If there is a silver lining here, it's that Newark enters the layoffs as one of the most heavily-policed large cities in America. The city employs 3.8 police officers per 1,000 population, compared to an average of 2.5 for cities with more than a quarter million residents. But given Newark's high violent crime rate, it's hard to shrug at a 16% reduction in the police force.

Newark's decision is a sad upshot of the mechanics of union negotiations: the broadest menu of cost-saving options is generally available to those municipalities with the least-severe fiscal problems. A pro-management reform of labor rules would be good for all municipalities, but it would bring the greatest benefits to low-income jurisdictions like Newark that have the least flexibility in their budgets.

What would such a reform entail?
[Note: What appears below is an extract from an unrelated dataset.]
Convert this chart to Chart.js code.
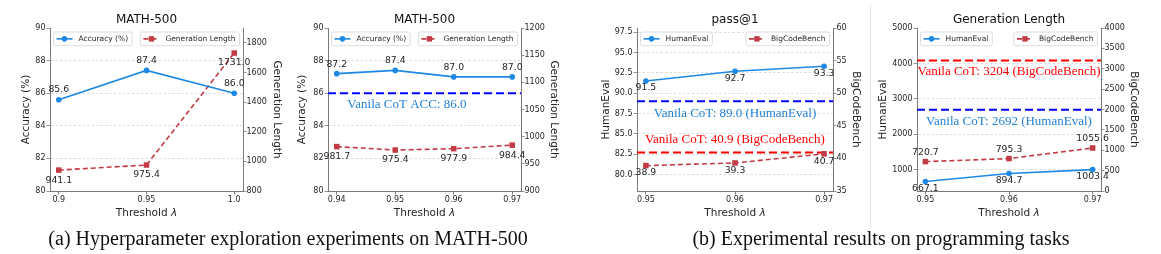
<!DOCTYPE html>
<html>
<head>
<meta charset="utf-8">
<script src="https://cdn.jsdelivr.net/npm/chart.js@4.4.1/dist/chart.umd.min.js"></script>
<style>
  body { margin: 0; background: #fff; }
  #fig { position: relative; width: 1161px; height: 254px; overflow: hidden; background: #fff; }
  #fig canvas { position: absolute; left: 0; top: 0; }
  .cap { position: absolute; top: 228px; width: 600px; text-align: center; white-space: nowrap;
         font: 20px/20px "Liberation Serif", "Times New Roman", serif; color: #111; }
  #sep { position: absolute; left: 870px; top: 5px; width: 1px; height: 223px; background: #e4e4e4; }
</style>
</head>
<body>
<div id="fig">
  <canvas id="c1" width="1161" height="254"></canvas>
  <canvas id="c2" width="1161" height="254"></canvas>
  <canvas id="c3" width="1161" height="254"></canvas>
  <canvas id="c4" width="1161" height="254"></canvas>
  <div id="sep"></div>
  <div class="cap" style="left:-12px">(a) Hyperparameter exploration experiments on MATH-500</div>
  <div class="cap" style="left:581px">(b) Experimental results on programming tasks</div>
</div>
<script>
// (a) left: MATH-500, wide threshold sweep
var thrA = [0.9, 0.95, 1.0];
var thrALabels = ['0.9', '0.95', '1.0'];
var accA = [85.6, 87.4, 86.0];
var lenA = [941.1, 975.4, 1731.0];
var accTicksA = [80, 82, 84, 86, 88, 90];
var lenTicksA = [800, 1000, 1200, 1400, 1600, 1800];

// (a) right: MATH-500, fine sweep
var thrB = [0.94, 0.95, 0.96, 0.97];
var thrBLabels = ['0.94', '0.95', '0.96', '0.97'];
var accB = [87.2, 87.4, 87.0, 87.0];
var lenB = [981.7, 975.4, 977.9, 984.4];
var vanillaAccB = 86.0;
var accTicksB = [80, 82, 84, 86, 88, 90];
var lenTicksB = [900, 950, 1000, 1050, 1100, 1150, 1200];

// (b) programming tasks
var thrC = [0.95, 0.96, 0.97];
var thrCLabels = ['0.95', '0.96', '0.97'];
var humanEvalPass = [91.5, 92.7, 93.3];
var bigCodePass = [38.9, 39.3, 40.7];
var vanillaHumanEvalPass = 89.0;
var vanillaBigCodePass = 40.9;
var passTicksHE = [80.0, 82.5, 85.0, 87.5, 90.0, 92.5, 95.0, 97.5];
var passTicksBCB = [35, 40, 45, 50, 55, 60];

var humanEvalLen = [667.1, 894.7, 1003.4];
var bigCodeLen = [720.7, 795.3, 1055.6];
var vanillaHumanEvalLen = 2692;
var vanillaBigCodeLen = 3204;
var lenTicksHE = [1000, 2000, 3000, 4000, 5000];
var lenTicksBCB = [0, 500, 1000, 1500, 2000, 2500, 3000, 3500, 4000];

var BLUE = '#1E88E5', RED = '#C23B45', SPINE = '#7a7a7a', TXT = '#262626';
var SANS = '"DejaVu Sans", Verdana, sans-serif';
var SERIF = '"Liberation Serif", "Times New Roman", serif';
var W = 1161, H = 254;

function pts(xs, ys) {
    return xs.map(function (x, i) { return { x: x, y: ys[i] }; });
}

function yAxis(pos, min, max, ticks, digits, title, titlePad, withGrid) {
    return {
        type: 'linear', position: pos, min: min, max: max,
        afterBuildTicks: function (s) { s.ticks = ticks.map(function (v) { return { value: v }; }); },
        afterFit: function (s) { s.width = 40; },
        ticks: {
            font: { family: SANS, size: 8 }, color: TXT, padding: pos === 'left' ? 1 : 0,
            callback: function (v) { return v.toFixed(digits); }
        },
        grid: {
            display: true, drawOnChartArea: withGrid, drawTicks: true, tickLength: 3.5,
            tickColor: SPINE, tickBorderDash: [], lineWidth: 0.8,
            color: function (c) {
                if (!c.tick || c.tick.value <= min || c.tick.value >= max) return 'rgba(0,0,0,0)';
                return 'rgba(0,0,0,0.17)';
            }
        },
        border: { display: true, color: SPINE, width: 1, dash: [2.5, 2] },
        title: { display: true, text: title, color: TXT, font: { family: SANS, size: 10.5 }, padding: { top: titlePad, bottom: 0 } }
    };
}

function xAxis(min, max, vals, labels) {
    return {
        type: 'linear', position: 'bottom', min: min, max: max,
        afterBuildTicks: function (s) { s.ticks = vals.map(function (v) { return { value: v }; }); },
        afterFit: function (s) { s.height = 30; },
        ticks: {
            font: { family: SANS, size: 8 }, color: TXT, padding: 1, maxRotation: 0, autoSkip: false,
            callback: function (v, i) { return labels[i]; }
        },
        grid: { display: true, drawOnChartArea: false, drawTicks: true, tickLength: 3.5, tickColor: SPINE },
        border: { display: true, color: SPINE, width: 1 }
    };
}

function series(label, xs, ys, axis, color, dashed, digits, dy) {
    return {
        label: label, data: pts(xs, ys), yAxisID: axis,
        borderColor: color, backgroundColor: color, borderWidth: 1.6,
        borderDash: dashed ? [5, 3] : [],
        pointStyle: dashed ? 'rect' : 'circle', pointRadius: dashed ? 3.9 : 2.8,
        pointBorderWidth: 0, tension: 0,
        digits: digits, labelDy: dy
    };
}

var figPlugin = {
    id: 'fig',
    beforeDatasetsDraw: function (chart, args, o) {
        var ctx = chart.ctx, a = chart.chartArea;
        (o.refs || []).forEach(function (r) {
            var y = chart.scales[r.axis].getPixelForValue(r.value);
            ctx.save();
            ctx.strokeStyle = r.color;
            ctx.lineWidth = 2;
            ctx.setLineDash([8, 4]);
            ctx.beginPath();
            ctx.moveTo(a.left, y);
            ctx.lineTo(a.right, y);
            ctx.stroke();
            ctx.restore();
        });
    },
    afterDatasetsDraw: function (chart, args, o) {
        var ctx = chart.ctx, a = chart.chartArea;
        ctx.save();
        // reference labels
        (o.refs || []).forEach(function (r) {
            var y = chart.scales[r.axis].getPixelForValue(r.value);
            ctx.font = '13px ' + SERIF;
            ctx.fillStyle = r.textColor;
            ctx.textAlign = 'center';
            ctx.textBaseline = 'middle';
            ctx.fillText(r.text, chart.scales.x.getPixelForValue(r.at), y + r.dy);
        });
        // value labels
        ctx.font = '9.3px ' + SANS;
        ctx.fillStyle = TXT;
        ctx.textAlign = 'center';
        ctx.textBaseline = 'middle';
        chart.data.datasets.forEach(function (ds, di) {
            chart.getDatasetMeta(di).data.forEach(function (p, i) {
                ctx.fillText(ds.data[i].y.toFixed(ds.digits), p.x, p.y + ds.labelDy);
            });
        });
        // legends: first series upper left, second upper right
        chart.data.datasets.forEach(function (ds, di) {
            ctx.font = '7.5px ' + SANS;
            var tw = ctx.measureText(ds.label).width;
            var w = 25 + tw + 4, h = 13.7, top = a.top + 4;
            var left = di === 0 ? a.left + 3.5 : a.right - 3.5 - w;
            ctx.beginPath();
            ctx.roundRect(left, top, w, h, 2);
            ctx.fillStyle = 'rgba(255,255,255,0.85)';
            ctx.fill();
            ctx.lineWidth = 0.8;
            ctx.strokeStyle = '#d4d4d4';
            ctx.setLineDash([]);
            ctx.stroke();
            var cy = top + h / 2;
            ctx.strokeStyle = ds.borderColor;
            ctx.lineWidth = ds.borderWidth;
            ctx.setLineDash(ds.borderDash);
            ctx.beginPath();
            ctx.moveTo(left + 3, cy);
            ctx.lineTo(left + 19, cy);
            ctx.stroke();
            ctx.setLineDash([]);
            ctx.fillStyle = ds.borderColor;
            if (ds.pointStyle === 'rect') {
                ctx.fillRect(left + 11 - 2.7, cy - 2.7, 5.4, 5.4);
            } else {
                ctx.beginPath();
                ctx.arc(left + 11, cy, 2.8, 0, Math.PI * 2);
                ctx.fill();
            }
            ctx.fillStyle = TXT;
            ctx.textAlign = 'left';
            ctx.textBaseline = 'middle';
            ctx.fillText(ds.label, left + 25, cy + 0.5);
        });
        // panel title
        var cx = (a.left + a.right) / 2;
        ctx.font = '12px ' + SANS;
        ctx.fillStyle = '#111';
        ctx.textAlign = 'center';
        ctx.textBaseline = 'alphabetic';
        ctx.fillText(o.title, cx, a.top - 5.3);
        // x title with italic lambda
        ctx.font = '10.5px ' + SANS;
        var t1 = 'Threshold ';
        var w1 = ctx.measureText(t1).width;
        ctx.font = 'oblique 10.5px ' + SANS;
        var w2 = ctx.measureText('\u03bb').width;
        var sx = cx - (w1 + w2) / 2;
        ctx.textAlign = 'left';
        ctx.fillStyle = TXT;
        ctx.font = '10.5px ' + SANS;
        ctx.fillText(t1, sx, a.bottom + 25.3);
        ctx.font = 'oblique 10.5px ' + SANS;
        ctx.fillText('\u03bb', sx + w1, a.bottom + 25.3);
        ctx.restore();
    }
};

function panel(id, box, datasets, scales, title, refs) {
    return new Chart(document.getElementById(id), {
        type: 'line',
        data: { datasets: datasets },
        options: {
            responsive: false, animation: false, events: [],
            layout: { padding: { left: box.l - 40, right: W - box.r - 40, top: box.t, bottom: H - box.b - 30 } },
            scales: scales,
            plugins: {
                legend: { display: false }, tooltip: { enabled: false },
                fig: { title: title, refs: refs || [] }
            }
        },
        plugins: [figPlugin]
    });
}

panel('c1', { l: 50, r: 243, t: 28, b: 191 }, [
    series('Accuracy (%)', thrA, accA, 'y', BLUE, false, 1, -10),
    series('Generation Length', thrA, lenA, 'y1', RED, true, 1, 10)
], {
    x: xAxis(0.895, 1.005, thrA, thrALabels),
    y: yAxis('left', 80, 90, accTicksA, 0, 'Accuracy (%)', 10.4, true),
    y1: yAxis('right', 800, 1900, lenTicksA, 0, 'Generation Length', 0, false)
}, 'MATH-500');

panel('c2', { l: 328, r: 521, t: 28, b: 191 }, [
    series('Accuracy (%)', thrB, accB, 'y', BLUE, false, 1, -9.5),
    series('Generation Length', thrB, lenB, 'y1', RED, true, 1, 10)
], {
    x: xAxis(0.9385, 0.9715, thrB, thrBLabels),
    y: yAxis('left', 80, 90, accTicksB, 0, 'Accuracy (%)', 8.4, true),
    y1: yAxis('right', 900, 1200, lenTicksB, 0, 'Generation Length', 1.4, false)
}, 'MATH-500', [
    { axis: 'y', value: vanillaAccB, color: '#0000ff', textColor: '#2280d6', at: 0.952, dy: 11,
      text: 'Vanila CoT ACC: ' + vanillaAccB.toFixed(1) }
]);

panel('c3', { l: 637, r: 833, t: 28, b: 191 }, [
    series('HumanEval', thrC, humanEvalPass, 'y', BLUE, false, 1, 7),
    series('BigCodeBench', thrC, bigCodePass, 'y1', RED, true, 1, 7.5)
], {
    x: xAxis(0.949, 0.971, thrC, thrCLabels),
    y: yAxis('left', 78, 98, passTicksHE, 1, 'HumanEval', 3.4, true),
    y1: yAxis('right', 35, 60, passTicksBCB, 0, 'BigCodeBench', 10.7, false)
}, 'pass@1', [
    { axis: 'y', value: vanillaHumanEvalPass, color: '#0000ff', textColor: '#2280d6', at: 0.96, dy: 12,
      text: 'Vanila CoT: ' + vanillaHumanEvalPass.toFixed(1) + ' (HumanEval)' },
    { axis: 'y1', value: vanillaBigCodePass, color: '#ff0000', textColor: '#ff0000', at: 0.96, dy: -12.5,
      text: 'Vanila CoT: ' + vanillaBigCodePass.toFixed(1) + ' (BigCodeBench)' }
]);

panel('c4', { l: 917, r: 1101, t: 28, b: 191 }, [
    series('HumanEval', thrC, humanEvalLen, 'y', BLUE, false, 1, 7),
    series('BigCodeBench', thrC, bigCodeLen, 'y1', RED, true, 1, -9)
], {
    x: xAxis(0.949, 0.971, thrC, thrCLabels),
    y: yAxis('left', 400, 5000, lenTicksHE, 0, 'HumanEval', 0, true),
    y1: yAxis('right', 0, 4000, lenTicksBCB, 0, 'BigCodeBench', 0.7, false)
}, 'Generation Length', [
    { axis: 'y1', value: vanillaBigCodeLen, color: '#ff0000', textColor: '#ff0000', at: 0.96, dy: 11.3,
      text: 'Vanila CoT: ' + vanillaBigCodeLen + ' (BigCodeBench)' },
    { axis: 'y', value: vanillaHumanEvalLen, color: '#0000ff', textColor: '#2280d6', at: 0.96, dy: 12,
      text: 'Vanila CoT: ' + vanillaHumanEvalLen + ' (HumanEval)' }
]);
</script>
</body>
</html>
A key component has been proposed by Governor Chris Christie and will be discussed by the New Jersey legislature in special session this summer. Christie would allow cities and towns to opt out of civil service rules that make it more difficult to fire or reassign employees. Instead of focusing the brunt of layoffs on the most junior (and least expensive) employees, cities would have a freer hand to remake their staffs. That would mean fewer total layoffs would be needed to save a certain number of dollars.

The state should also make reforms that help cities manage benefit costs. While Christie and legislative Democrats agreed on several positive pension and health benefit reforms this winter, which will save New Jersey municipalities several hundred million dollars per year, more can be done.

On the health benefit side, the state's new property tax cap includes an exception for growth in health benefit costs. Unfortunately, this will create pressure for towns to give out ever more generous health benefits, instead of higher wages that might conflict with the cap. (And they're starting from a high base: Newark, for example, spends about $17,000 per employee on health benefits, about double what is normal in the private sector in New Jersey.)

The cap exclusion was designed to recognize that health care cost inflation is out of towns' hands. But while it would be unreasonable to expect health benefit costs to grow at just 2% per year, that doesn't mean we need to throw up our hands and say they are uncontrollable. Instead, the legislature should help cities and towns deal with the rising cost of health benefits by excluding them from collective bargaining.

Even better would be to fix the value of public employee health benefits at a ratio to the average private benefit value -- say 125% -- which could then be actuarially adjusted to account for demographic differences in the public workforce. This would save municipalities thousands of dollars per employee per year. It would also do a bit to bend the cost curve downward for all health care provided in New Jersey, by taking public employees off "Cadillac" plans that encourage overconsumption of care.

On the pension side, the state should phase out its chronically-underfunded defined benefit pension plans, moving new and unvested employees into 401(k)-style plans. This won't fix the tens of billions of dollars in unfunded pension liabilities, but it will cut municipalities' pension contribution costs going forward and prevent the formation of new funding gaps.

The recession's impact on state finances means that local governments in New Jersey, and around the country, will have to make tough choices to balance their budgets. But reforms that give local elected officials better options can reduce the disruption and pain that those choices cause -- and help push the unemployment rate lower.

Josh Barro is the Walter B. Wriston Fellow at the Manhattan Institute.